今年度も、オールグリーンコープで、思いを一つにして盛り上げていきましょう。
<生産者と一緒に集合写真!>
- <参加者の感想>
-
りんご
- ・「ネオニコチノイド」を使用しないために、土作り・葉作りをしっかりされているお話にとても感動しました。一つのりんごを作るのはとても大変で、私たちが気軽に手にできることに感謝して食べないといけないと思いました。
- ・ネオニコチノイドのお話が一番心に残りました。どうしたら農薬を使わずに済むか、土作りをしていかに木に栄養を入れていくかなどの発想に驚きました。
- ・私たちが安心・安全でおいしいりんごが食べられるのは、生産者のみなさんが減農薬栽培やネオニコフリーに取り組まれているおかげだと実感しました。
- ・地球温暖化がすすんでいる影響か、栽培の難しさが増している現状や市場価格が上がっている現状を伺い、手元に届く産直りんごの貴重さを改めて実感しました。
みかん
- ・2月の暖かさが花の開花に影響したことが心配ですが、生産者の方が前向きに生産されている話を聞き、「早期予約を多くの組合員にすすめよう!」と強く感じました。
- ・ここ数年の異常気象や病害虫、鳥獣害への対策、年間をとおして多くの作業があることなどを知り、貴重な産直みかんが食べられることに感謝の気持ちでいっぱいです。
- ・除草剤、摘果剤、腐敗防止剤は使用しないと聞いても実際に何が大変なのか、ピンときていませんでしたが、夏場の草刈りや手作業での摘果などは重労働で、せっかく出荷できるまで実っても、雨により傷みやカビの発生など、私たちの手元に届くまでに、たくさんの難関を越えてきているのだと理解できました。
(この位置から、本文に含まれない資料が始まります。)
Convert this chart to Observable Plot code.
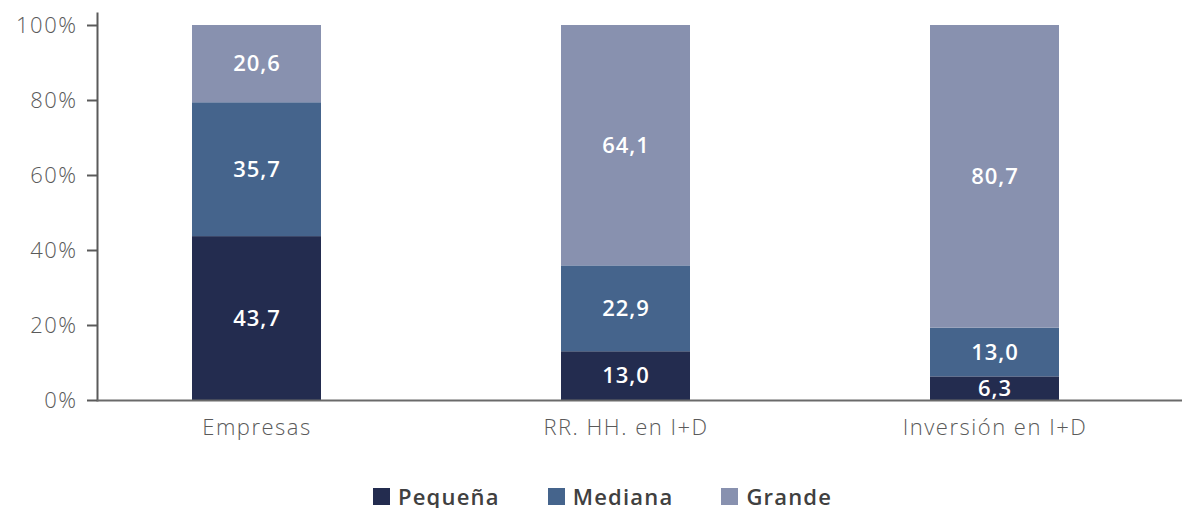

- ・1本の木が成長し、採算が合うようになるまでに10年近くかかること、その間も摘果作業や急傾斜地での草刈りなど、毎日の作業に大変されている様子がわかりました。
<おわりに>
りんご生産者とみかん生産者、各単協の組合員やワーカーズ、職員の計78名が参加し、産地紹介や学習会・交流会を行いました。生産者によるお話では、「除草剤を使用しないため草刈りは本当に大変だが、猛暑の中でも欠かせない大切な作業」と言われていました。また、春先の遅霜の被害でりんごの結実が激減したにも関わらず、猛暑により木にもダメージを与え、収穫前のりんごが自然落下した被害などをお聞きしました。越冬できなかった害虫も暖冬により2世代、3世代と増殖するため、農薬の散布時期の見極めが難しくなっているそうです。地球温暖化がすすむ中、減農薬で栽培する厳しさをひしひしと感じました。各単協での昨年の取り組み報告や、今年度の意気込みを共有しました。早期予約することで、組合員は確実に手元に届き、生産者は出荷が見込めることで安定して生産に取り組めます。顔と顔の見える産直関係だからこそできる産直りんご・産直みかんは、一番おいしい時期まで木に生らしておくことができます。
組合員の願う安心・安全な産直りんご・産直みかんを毎年届けてくださる生産者への感謝の気持ちとともに、早期予約の重要性を実感し、皆が主体となって利用していこうと意志一致しました。